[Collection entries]
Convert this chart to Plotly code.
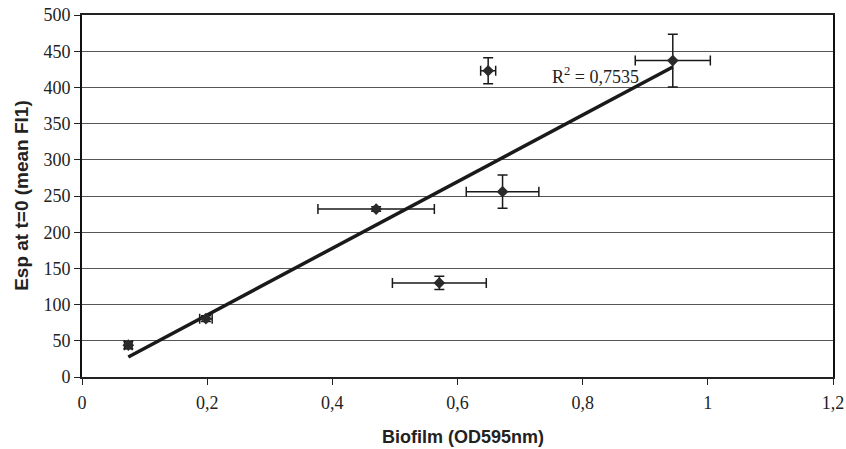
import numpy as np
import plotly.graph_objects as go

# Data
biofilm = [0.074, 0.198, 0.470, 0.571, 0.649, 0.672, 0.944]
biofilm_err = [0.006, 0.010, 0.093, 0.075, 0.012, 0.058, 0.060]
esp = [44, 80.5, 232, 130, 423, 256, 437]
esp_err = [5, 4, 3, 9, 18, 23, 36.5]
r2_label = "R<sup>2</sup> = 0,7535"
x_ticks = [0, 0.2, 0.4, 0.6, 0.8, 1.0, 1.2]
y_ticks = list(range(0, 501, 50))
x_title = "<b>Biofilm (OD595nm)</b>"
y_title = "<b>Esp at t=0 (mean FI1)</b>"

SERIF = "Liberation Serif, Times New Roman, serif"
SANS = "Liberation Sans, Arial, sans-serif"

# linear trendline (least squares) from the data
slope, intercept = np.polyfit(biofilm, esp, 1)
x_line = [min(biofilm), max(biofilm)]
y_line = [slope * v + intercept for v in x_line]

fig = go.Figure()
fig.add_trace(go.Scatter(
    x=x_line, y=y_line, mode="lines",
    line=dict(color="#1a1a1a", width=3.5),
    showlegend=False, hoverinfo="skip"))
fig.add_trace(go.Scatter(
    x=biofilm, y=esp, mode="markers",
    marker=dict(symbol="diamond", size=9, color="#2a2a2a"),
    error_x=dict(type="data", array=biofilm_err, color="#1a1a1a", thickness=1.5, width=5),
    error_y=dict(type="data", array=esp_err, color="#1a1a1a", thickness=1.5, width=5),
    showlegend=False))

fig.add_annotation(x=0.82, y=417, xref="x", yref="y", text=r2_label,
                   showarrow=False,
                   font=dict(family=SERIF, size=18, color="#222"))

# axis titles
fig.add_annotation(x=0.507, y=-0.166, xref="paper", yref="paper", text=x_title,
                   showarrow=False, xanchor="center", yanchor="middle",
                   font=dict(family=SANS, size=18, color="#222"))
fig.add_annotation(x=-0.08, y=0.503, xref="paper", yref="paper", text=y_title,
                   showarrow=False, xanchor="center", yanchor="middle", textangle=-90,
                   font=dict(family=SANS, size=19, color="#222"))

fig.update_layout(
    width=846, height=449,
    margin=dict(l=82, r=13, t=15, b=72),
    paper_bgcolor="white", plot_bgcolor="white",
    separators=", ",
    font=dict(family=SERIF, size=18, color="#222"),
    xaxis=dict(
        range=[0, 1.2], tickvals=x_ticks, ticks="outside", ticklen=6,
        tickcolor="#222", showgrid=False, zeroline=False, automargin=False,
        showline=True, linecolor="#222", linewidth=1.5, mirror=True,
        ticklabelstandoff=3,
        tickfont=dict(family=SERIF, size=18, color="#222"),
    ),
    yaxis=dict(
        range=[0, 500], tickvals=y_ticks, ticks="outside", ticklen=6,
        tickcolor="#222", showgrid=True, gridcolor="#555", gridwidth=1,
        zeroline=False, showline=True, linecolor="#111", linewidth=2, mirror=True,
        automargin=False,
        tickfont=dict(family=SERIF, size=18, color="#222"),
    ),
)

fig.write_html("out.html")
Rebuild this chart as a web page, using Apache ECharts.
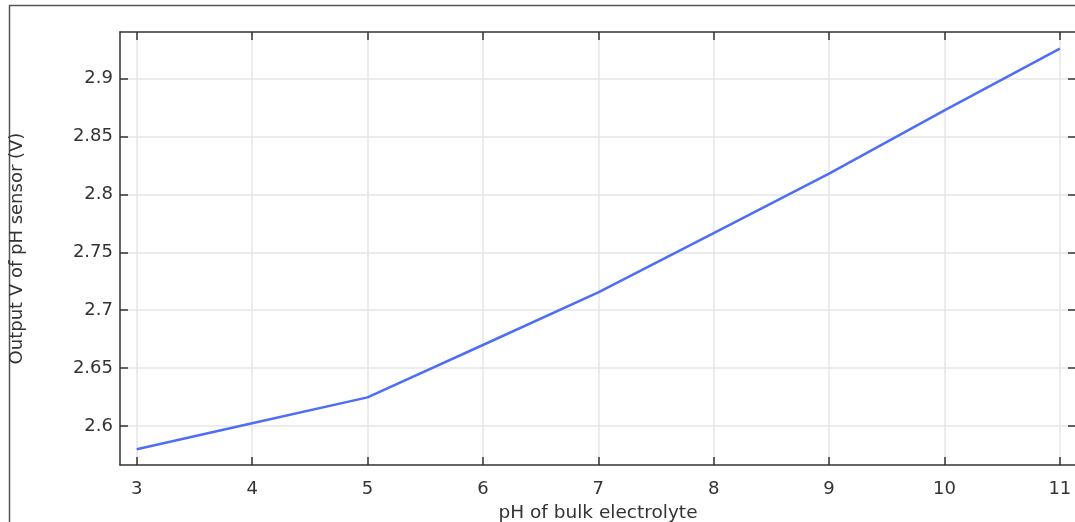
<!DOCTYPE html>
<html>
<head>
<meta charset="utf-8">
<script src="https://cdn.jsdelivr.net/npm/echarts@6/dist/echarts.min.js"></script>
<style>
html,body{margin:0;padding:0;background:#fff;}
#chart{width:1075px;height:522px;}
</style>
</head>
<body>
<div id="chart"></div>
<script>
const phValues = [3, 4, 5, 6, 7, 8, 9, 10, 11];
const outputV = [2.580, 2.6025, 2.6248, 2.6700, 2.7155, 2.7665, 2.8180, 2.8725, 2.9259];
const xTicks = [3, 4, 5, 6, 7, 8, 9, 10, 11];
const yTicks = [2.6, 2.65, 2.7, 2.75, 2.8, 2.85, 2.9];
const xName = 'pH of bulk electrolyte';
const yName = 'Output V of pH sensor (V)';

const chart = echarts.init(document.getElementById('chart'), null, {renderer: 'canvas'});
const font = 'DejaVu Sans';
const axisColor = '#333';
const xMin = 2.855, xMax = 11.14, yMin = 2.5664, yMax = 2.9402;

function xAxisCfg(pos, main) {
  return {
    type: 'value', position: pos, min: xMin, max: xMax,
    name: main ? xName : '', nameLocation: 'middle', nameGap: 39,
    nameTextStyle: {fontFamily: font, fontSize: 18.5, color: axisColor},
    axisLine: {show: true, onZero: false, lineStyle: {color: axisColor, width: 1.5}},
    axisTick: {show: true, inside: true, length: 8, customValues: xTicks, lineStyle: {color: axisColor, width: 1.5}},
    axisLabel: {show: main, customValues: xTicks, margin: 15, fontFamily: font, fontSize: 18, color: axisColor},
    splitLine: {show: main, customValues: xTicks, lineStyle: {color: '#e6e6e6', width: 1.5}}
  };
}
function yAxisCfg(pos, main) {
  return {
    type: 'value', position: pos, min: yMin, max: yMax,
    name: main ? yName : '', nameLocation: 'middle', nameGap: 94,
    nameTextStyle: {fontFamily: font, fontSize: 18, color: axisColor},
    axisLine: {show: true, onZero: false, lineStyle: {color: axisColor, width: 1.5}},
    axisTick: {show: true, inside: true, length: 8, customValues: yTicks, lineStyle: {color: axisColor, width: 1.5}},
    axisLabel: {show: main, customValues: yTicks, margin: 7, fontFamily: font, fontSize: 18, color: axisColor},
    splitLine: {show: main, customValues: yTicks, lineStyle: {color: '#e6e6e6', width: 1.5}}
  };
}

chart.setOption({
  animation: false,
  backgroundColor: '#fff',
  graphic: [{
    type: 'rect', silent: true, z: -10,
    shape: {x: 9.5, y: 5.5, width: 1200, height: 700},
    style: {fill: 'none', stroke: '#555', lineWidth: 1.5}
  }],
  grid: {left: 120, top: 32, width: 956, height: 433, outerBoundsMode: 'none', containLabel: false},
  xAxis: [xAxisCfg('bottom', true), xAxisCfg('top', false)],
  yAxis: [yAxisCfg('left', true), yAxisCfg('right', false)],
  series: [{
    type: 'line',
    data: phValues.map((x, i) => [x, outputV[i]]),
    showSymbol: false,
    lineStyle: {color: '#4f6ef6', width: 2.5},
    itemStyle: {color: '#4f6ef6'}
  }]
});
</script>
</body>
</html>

# PROBLEM DESCRIPTION
Using the material above, set down every line exactly, but skip the pictures.

# ANSWER TO THIS EXERCISE
Convert this chart to Plotly code.
import numpy as np
import plotly.graph_objects as go

# Data
biofilm = [0.074, 0.198, 0.470, 0.571, 0.649, 0.672, 0.944]
biofilm_err = [0.006, 0.010, 0.093, 0.075, 0.012, 0.058, 0.060]
esp = [44, 80.5, 232, 130, 423, 256, 437]
esp_err = [5, 4, 3, 9, 18, 23, 36.5]
r2_label = "R<sup>2</sup> = 0,7535"
x_ticks = [0, 0.2, 0.4, 0.6, 0.8, 1.0, 1.2]
y_ticks = list(range(0, 501, 50))
x_title = "<b>Biofilm (OD595nm)</b>"
y_title = "<b>Esp at t=0 (mean FI1)</b>"

SERIF = "Liberation Serif, Times New Roman, serif"
SANS = "Liberation Sans, Arial, sans-serif"

# linear trendline (least squares) from the data
slope, intercept = np.polyfit(biofilm, esp, 1)
x_line = [min(biofilm), max(biofilm)]
y_line = [slope * v + intercept for v in x_line]

fig = go.Figure()
fig.add_trace(go.Scatter(
    x=x_line, y=y_line, mode="lines",
    line=dict(color="#1a1a1a", width=3.5),
    showlegend=False, hoverinfo="skip"))
fig.add_trace(go.Scatter(
    x=biofilm, y=esp, mode="markers",
    marker=dict(symbol="diamond", size=9, color="#2a2a2a"),
    error_x=dict(type="data", array=biofilm_err, color="#1a1a1a", thickness=1.5, width=5),
    error_y=dict(type="data", array=esp_err, color="#1a1a1a", thickness=1.5, width=5),
    showlegend=False))

fig.add_annotation(x=0.82, y=417, xref="x", yref="y", text=r2_label,
                   showarrow=False,
                   font=dict(family=SERIF, size=18, color="#222"))

# axis titles
fig.add_annotation(x=0.507, y=-0.166, xref="paper", yref="paper", text=x_title,
                   showarrow=False, xanchor="center", yanchor="middle",
                   font=dict(family=SANS, size=18, color="#222"))
fig.add_annotation(x=-0.08, y=0.503, xref="paper", yref="paper", text=y_title,
                   showarrow=False, xanchor="center", yanchor="middle", textangle=-90,
                   font=dict(family=SANS, size=19, color="#222"))

fig.update_layout(
    width=846, height=449,
    margin=dict(l=82, r=13, t=15, b=72),
    paper_bgcolor="white", plot_bgcolor="white",
    separators=", ",
    font=dict(family=SERIF, size=18, color="#222"),
    xaxis=dict(
        range=[0, 1.2], tickvals=x_ticks, ticks="outside", ticklen=6,
        tickcolor="#222", showgrid=False, zeroline=False, automargin=False,
        showline=True, linecolor="#222", linewidth=1.5, mirror=True,
        ticklabelstandoff=3,
        tickfont=dict(family=SERIF, size=18, color="#222"),
    ),
    yaxis=dict(
        range=[0, 500], tickvals=y_ticks, ticks="outside", ticklen=6,
        tickcolor="#222", showgrid=True, gridcolor="#555", gridwidth=1,
        zeroline=False, showline=True, linecolor="#111", linewidth=2, mirror=True,
        automargin=False,
        tickfont=dict(family=SERIF, size=18, color="#222"),
    ),
)

fig.write_html("out.html")
Rebuild this chart as a web page, using Apache ECharts.
<!DOCTYPE html>
<html>
<head>
<meta charset="utf-8">
<script src="https://cdn.jsdelivr.net/npm/echarts@6/dist/echarts.min.js"></script>
<style>
html,body{margin:0;padding:0;background:#fff;}
#chart{width:1075px;height:522px;}
</style>
</head>
<body>
<div id="chart"></div>
<script>
const phValues = [3, 4, 5, 6, 7, 8, 9, 10, 11];
const outputV = [2.580, 2.6025, 2.6248, 2.6700, 2.7155, 2.7665, 2.8180, 2.8725, 2.9259];
const xTicks = [3, 4, 5, 6, 7, 8, 9, 10, 11];
const yTicks = [2.6, 2.65, 2.7, 2.75, 2.8, 2.85, 2.9];
const xName = 'pH of bulk electrolyte';
const yName = 'Output V of pH sensor (V)';

const chart = echarts.init(document.getElementById('chart'), null, {renderer: 'canvas'});
const font = 'DejaVu Sans';
const axisColor = '#333';
const xMin = 2.855, xMax = 11.14, yMin = 2.5664, yMax = 2.9402;

function xAxisCfg(pos, main) {
  return {
    type: 'value', position: pos, min: xMin, max: xMax,
    name: main ? xName : '', nameLocation: 'middle', nameGap: 39,
    nameTextStyle: {fontFamily: font, fontSize: 18.5, color: axisColor},
    axisLine: {show: true, onZero: false, lineStyle: {color: axisColor, width: 1.5}},
    axisTick: {show: true, inside: true, length: 8, customValues: xTicks, lineStyle: {color: axisColor, width: 1.5}},
    axisLabel: {show: main, customValues: xTicks, margin: 15, fontFamily: font, fontSize: 18, color: axisColor},
    splitLine: {show: main, customValues: xTicks, lineStyle: {color: '#e6e6e6', width: 1.5}}
  };
}
function yAxisCfg(pos, main) {
  return {
    type: 'value', position: pos, min: yMin, max: yMax,
    name: main ? yName : '', nameLocation: 'middle', nameGap: 94,
    nameTextStyle: {fontFamily: font, fontSize: 18, color: axisColor},
    axisLine: {show: true, onZero: false, lineStyle: {color: axisColor, width: 1.5}},
    axisTick: {show: true, inside: true, length: 8, customValues: yTicks, lineStyle: {color: axisColor, width: 1.5}},
    axisLabel: {show: main, customValues: yTicks, margin: 7, fontFamily: font, fontSize: 18, color: axisColor},
    splitLine: {show: main, customValues: yTicks, lineStyle: {color: '#e6e6e6', width: 1.5}}
  };
}

chart.setOption({
  animation: false,
  backgroundColor: '#fff',
  graphic: [{
    type: 'rect', silent: true, z: -10,
    shape: {x: 9.5, y: 5.5, width: 1200, height: 700},
    style: {fill: 'none', stroke: '#555', lineWidth: 1.5}
  }],
  grid: {left: 120, top: 32, width: 956, height: 433, outerBoundsMode: 'none', containLabel: false},
  xAxis: [xAxisCfg('bottom', true), xAxisCfg('top', false)],
  yAxis: [yAxisCfg('left', true), yAxisCfg('right', false)],
  series: [{
    type: 'line',
    data: phValues.map((x, i) => [x, outputV[i]]),
    showSymbol: false,
    lineStyle: {color: '#4f6ef6', width: 2.5},
    itemStyle: {color: '#4f6ef6'}
  }]
});
</script>
</body>
</html>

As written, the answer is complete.